For Deanna and I, it means being able to make conscious decisions around re-centering the narrative and access for folx who have traditionally been excluded from this craft—such as sliding scale fees, and active signage and responses for members regarding diversity and feminism. Visibility is important, and a homogenous, white, heterosexual space is not welcoming to people who are regularly ‘othered.’ It’s important that they see our team, and us, as people participating in this craft.

It also means we’re here for tough discussions around privilege and experience. There’s not a day that goes by that we’re not having a discussion with the young womxn here about the oppression they face, and also perpetuate themselves. For me, a craft practice is every bit as important as any other form of self-care. We can’t take care of others, if we don’t care for ourselves first, right? I feel like it’s important for people to figure out what their particular practice needs to look like. Ceramics can be a part of that regimen, and I feel like more people need access to the possibility.

DWF Mag: How do MudFire’s rangers and residency programs fit into its larger mission?

Dail: The ranger and residency programs are my favorite part of MudFire. So, the ranger program is a work exchange, and the rangers are a major part of the secret sauce of MudFire. They get 24/7 studio access, in exchange for eight hours a week doing tasks around the studio.

Ceramics is an expensive medium; it’s absolutely cost prohibitive to graduate and just start your own studio. On top of increasing studio rents in the Metro area, you’ve got costs associated with kilns, wheels, materials for clays and glazes, plus there’s so much more loss than there is in something like painting or photography.

Add to that those old hegemonies that keep “craft” prices significantly lower than “art” prices. It’s an impossible equation, unless you have the privilege of owning a home with a garage/studio area, and expendable income to set yourself up.
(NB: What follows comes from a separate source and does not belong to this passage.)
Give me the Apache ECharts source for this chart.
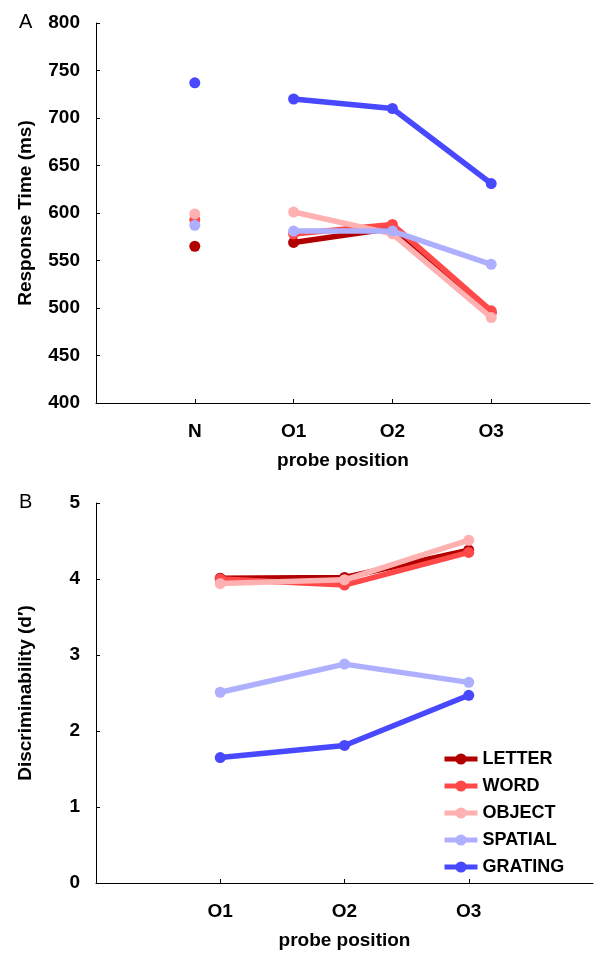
<!DOCTYPE html>
<html>
<head>
<meta charset="utf-8">
<script src="https://cdn.jsdelivr.net/npm/echarts@6/dist/echarts.min.js"></script>
<style>html,body{margin:0;padding:0;background:#fff}#c{width:600px;height:956px}</style>
</head>
<body>
<div id="c"></div>
<script>
// ---- data ----
var catsA = ['N', 'O1', 'O2', 'O3'];
var catsB = ['O1', 'O2', 'O3'];
var seriesNames = ['LETTER', 'WORD', 'OBJECT', 'SPATIAL', 'GRATING'];
var rtLetter  = [565, 569, 584, 495];
var rtWord    = [593, 578, 588, 497];
var rtObject  = [599, 601, 578, 490];
var rtSpatial = [587, 581, 581, 546];
var rtGrating = [737, 720, 710, 631];
var dLetter  = [4.01, 4.02, 4.38];
var dWord    = [4.00, 3.92, 4.35];
var dObject  = [3.94, 3.99, 4.51];
var dSpatial = [2.51, 2.88, 2.64];
var dGrating = [1.65, 1.81, 2.47];
var yTicksA = [400, 450, 500, 550, 600, 650, 700, 750, 800];
var yTicksB = [0, 1, 2, 3, 4, 5];

var colors = ['#B20000', '#FF4848', '#FFB0B0', '#AFAFFF', '#4848FF'];
var rtAll = [rtLetter, rtWord, rtObject, rtSpatial, rtGrating];
var dAll = [dLetter, dWord, dObject, dSpatial, dGrating];

var FONT = '"Liberation Sans", Arial, Helvetica, sans-serif';
var chart = echarts.init(document.getElementById('c'), null, {renderer: 'canvas'});

function xAxisOf(cats, gi) {
  var vals = cats.map(function (c, i) { return i + 1; });
  return {
    type: 'value', gridIndex: gi, min: 0, max: cats.length + 1, interval: 1,
    splitLine: {show: false},
    axisLine: {lineStyle: {color: '#000', width: 1}},
    axisTick: {show: true, inside: true, length: 4, customValues: vals, lineStyle: {color: '#000'}},
    axisLabel: {
      customValues: vals, margin: 19, color: '#000', fontSize: 19, fontWeight: 'bold', fontFamily: FONT,
      formatter: function (v) { return cats[v - 1] || ''; }
    },
    name: 'probe position', nameLocation: 'middle', nameGap: 48,
    nameTextStyle: {color: '#000', fontSize: 19, fontWeight: 'bold', fontFamily: FONT}
  };
}
function yAxisOf(ticks, gi, name) {
  return {
    type: 'value', gridIndex: gi, min: ticks[0], max: ticks[ticks.length - 1], interval: ticks[1] - ticks[0],
    splitLine: {show: false},
    axisLine: {show: true, lineStyle: {color: '#000', width: 1}},
    axisTick: {show: true, inside: true, length: 4, lineStyle: {color: '#000'}},
    axisLabel: {margin: 16, color: '#000', fontSize: 19, fontWeight: 'bold', fontFamily: FONT},
    name: name, nameLocation: 'middle', nameGap: 61, nameRotate: 90,
    nameTextStyle: {color: '#000', fontSize: 19, fontWeight: 'bold', fontFamily: FONT}
  };
}

var series = [];
// Panel A: lines O1..O3 and standalone N points
seriesNames.forEach(function (n, k) {
  var vals = rtAll[k];
  series.push({
    name: n + ' A', type: 'line', xAxisIndex: 0, yAxisIndex: 0,
    data: catsA.slice(1).map(function (c, i) { return [i + 2, vals[i + 1]]; }),
    symbol: 'circle', symbolSize: 11, showSymbol: true,
    lineStyle: {color: colors[k], width: 5.5}, itemStyle: {color: colors[k], opacity: 1},
    emphasis: {disabled: true}, z: 2 + k
  });
  series.push({
    name: n + ' N', type: 'scatter', xAxisIndex: 0, yAxisIndex: 0,
    data: [[1, vals[0]]], symbol: 'circle', symbolSize: 11,
    itemStyle: {color: colors[k], opacity: 1}, emphasis: {disabled: true}, z: 2 + k
  });
});
// Panel B
seriesNames.forEach(function (n, k) {
  var vals = dAll[k];
  series.push({
    name: n, type: 'line', xAxisIndex: 1, yAxisIndex: 1,
    data: catsB.map(function (c, i) { return [i + 1, vals[i]]; }),
    symbol: 'circle', symbolSize: 11, showSymbol: true,
    lineStyle: {color: colors[k], width: 5.5}, itemStyle: {color: colors[k], opacity: 1},
    emphasis: {disabled: true}, z: 2 + k
  });
});

chart.setOption({
  animation: false,
  backgroundColor: '#fff',
  textStyle: {fontFamily: FONT},
  title: [
    {text: 'A', left: 19, top: 12, padding: 0, textStyle: {fontSize: 20, fontWeight: 'normal', color: '#000', fontFamily: FONT}},
    {text: 'B', left: 19, top: 492, padding: 0, textStyle: {fontSize: 20, fontWeight: 'normal', color: '#000', fontFamily: FONT}}
  ],
  grid: [
    {left: 96, top: 23, width: 494, height: 380},
    {left: 96, top: 503, width: 497, height: 380}
  ],
  xAxis: [xAxisOf(catsA, 0), xAxisOf(catsB, 1)],
  yAxis: [yAxisOf(yTicksA, 0, 'Response Time (ms)'), yAxisOf(yTicksB, 1, 'Discriminability (d\u2032)')],
  legend: {
    data: seriesNames, orient: 'vertical', left: 442, top: 750,
    itemWidth: 33, itemHeight: 14, itemGap: 9, padding: 0,
    selectedMode: false,
    lineStyle: {width: 5},
    textStyle: {color: '#000', fontSize: 18, fontWeight: 'bold', fontFamily: FONT}
  },
  series: series
});
</script>
</body>
</html>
I know when I graduated, the only way to continue working in ceramics was to try to find an assistantship or internship somewhere. I didn’t find anything tolerable in the Metro area, and I wasn’t ready to move from Atlanta, so I stopped making work for about five years. That’s why the ranger program is so important to us. 

We took a step forward even from that program, when we created the residency program here. It’s like the ranger program, but more intense. We created semi-private spaces for three artists to spend one or two years in a deep dive of everything you need to run a successful handmade-goods business. We work very closely with our resident artists to guide them through the development of a product line, the creation of a business plan and a marketing strategy. We focus on both the aesthetic as well as the business acumen necessary to run a small business.                         

DWF Mag: What’s next for MudFire? 

Dail: Expansion. We’re at capacity in our current location, so we’re looking to create more space for more community. Obviously, people are responding positively to our ethos, and we do want to continue to provide the space that allows for diversity in this craft.

We want to expand in as feminist a way as possible, so that means finding creative solutions to get more people involved in a craft practice. It means creating more space that doesn’t reflect traditional white and male supremacy, that isn’t cost prohibitive — one that’s inclusive and enables people to see a path forward as a maker.

Atlanta is growing, and interest in this craft is growing. Interest in craft as a practice is growing. We also think lateral team building is important, across organizations, like this fundraiser. We believe this kind of community building is important.